Spring 2026
Pham Huu Tiep
Subtitle:
Theory of Groups: Algebraic Groups and Finite Groups of Lie Type
Course Description:
Algebraic Groups and Finite Groups of Lie Type
Algebraic groups and their finite counterparts -- finite groups of Lie type -- play an important role in mathematics, particularly in group theory and number theory. By the classification theorem of finite simple groups (CFSG), every finite non-abelian simple group, aside from the alternating and the 26 sporadic groups, arises from a finite group of Lie type. One of the most fundamental achievements in the area is the Deligne-Lusztig theory of representations of finite groups of Lie type. Together, the CFSG and the Deligne-Lusztig theory have made it possible to resolve many problems arising from important applications outside of group theory, particularly in number theory and algebraic geometry.

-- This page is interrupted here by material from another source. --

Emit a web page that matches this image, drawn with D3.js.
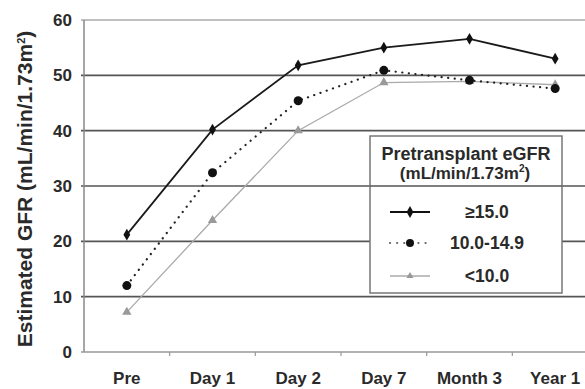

The goal of this course is to give an introduction to the theory of linear algebraic groups (mostly over algebraically closed fields of positive characteristic) and finite groups of Lie type. We will explain these basic notions, prove some fundamental theorems about them, and, time permitting, introduce the audience to the basic ideas of the Deligne-Lusztig theory.
This topic course should be of interest to the students specialized in algebra, group theory, number theory, and algebraic geometry.
Text:
G. Malle, D. Testerman, Linear Algebraic Groups and Finite Groups of Lie Type, Cambridge Studies in Advanced Mathematics, Vol. 133, Cambridge University Press,
Prerequisites:
Prerequisites include mostly basic facts on groups, commutative rings, and fields covered by a standard algebra course.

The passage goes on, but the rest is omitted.